Cuando uno piensa que no le cabe un elemento cursi visual más a El gran showman aparece una playa con atardecer arrebolado al fondo y beso apasionado en primer plano. Por desgracia para los espectadores, que a esa altura ya están duchos en lidiar con la obviedad, ni el beso provoca la emoción que debería ni señala el fin de la película.
Que una película esté llena de clichés no la hace necesariamente mala. Los buenos directores son capaces de jugar con ellos y combinarlos para crear propuestas que se sienten novedosas o que usan los elementos tradicionales con inteligencia, al servicio de una buena historia o de un estilo.
No es el caso de Michael Gracey, cuya única experiencia previa como director está en el campo de los spots publicitarios. Tal vez por eso El gran showman se siente más como una serie de efectivos comerciales de gaseosas, musicalizados con canciones que mezclan el pop más pegajoso con la balada más lacrimógena, llenos de innecesarias cámaras lentas, que funcionan de forma elemental, con la riqueza narrativa de un eslogan y la profundidad de una piscina infantil.

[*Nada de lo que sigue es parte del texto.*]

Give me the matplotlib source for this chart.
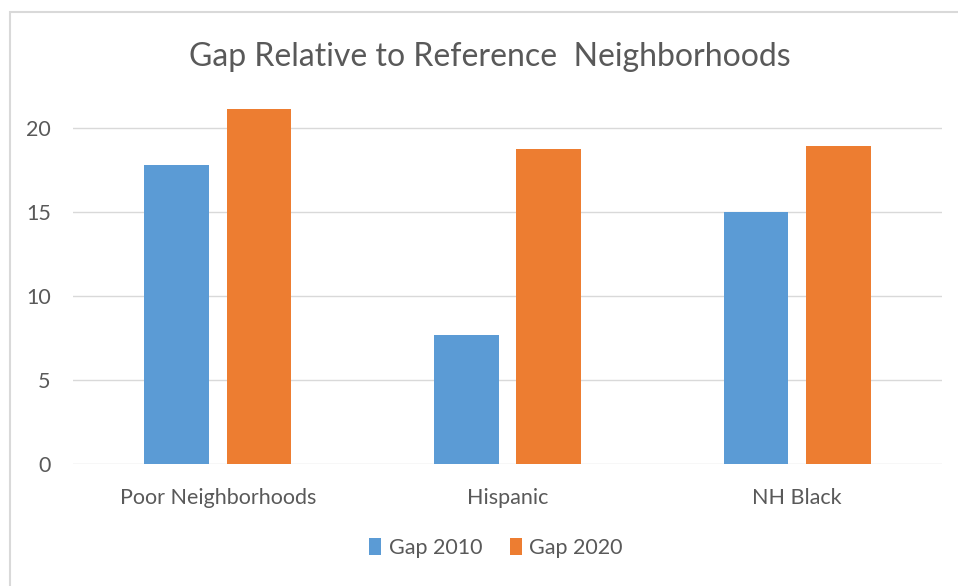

Y no es que no tuvieran de dónde tomar el material para contar una buena historia. P.T. Barnum, el personaje principal de la película, en realidad existió y ganó reconocimiento al convertir el espectáculo circense en una máquina de hacer dinero y crear influencia, a tal punto que le permitió dedicarse a la política. Pero Jenny Bicks y Bill Condon, los guionistas, prefieren subvalorar a su público y tomar apenas algunas referencias reales (el nombre de los fenómenos que mostraba en su show, la gira de la cantante que organiza por Estados Unidos) mezclándolo todo en una especie de cuento de hadas básico y pueril, que no tiene una sola idea desarrollada con decoro, a tal punto que uno sabe siempre qué ocurrirá en la escena siguiente. Sin un guión del cuál sacar algún diálogo decente que explique sus abruptos cambios de humor o les dé algo de sustento a sus personajes, pareciera que los actores decidieron consumir cantidades abrumadoras de azúcar y actuar todo en un elevado estado emocional, sin matices ni el menor gesto sutil.
Hugh Jackman baila, canta y hace malabares con un sombrero de copa y una chaqueta de terciopelo rojo, logrando que casi tenga gracia su personaje. Pero, al igual que ocurre con los demás, el vestuario grandioso se convierte en un cascarón llamativo que solo consigue resaltar más el vacío de su interior. El desperdicio es de tal magnitud, que la mejor idea de la película, la que hubiera conseguido salvarla en el reinado de lo políticamente correcto que vivimos, la de que los distintos y los raros son dignos de admiración por su misma naturaleza, se diluye en medio de la propuesta casi sin que nos demos cuenta. El público del espectáculo de Barnum pagaba gustoso la boleta porque sabía que adentro vería lo que jamás había imaginado. Si en lugar del show hubieran visto la película inspirada en él, habrían exigido, a voz en grito, la devolución de su dinero.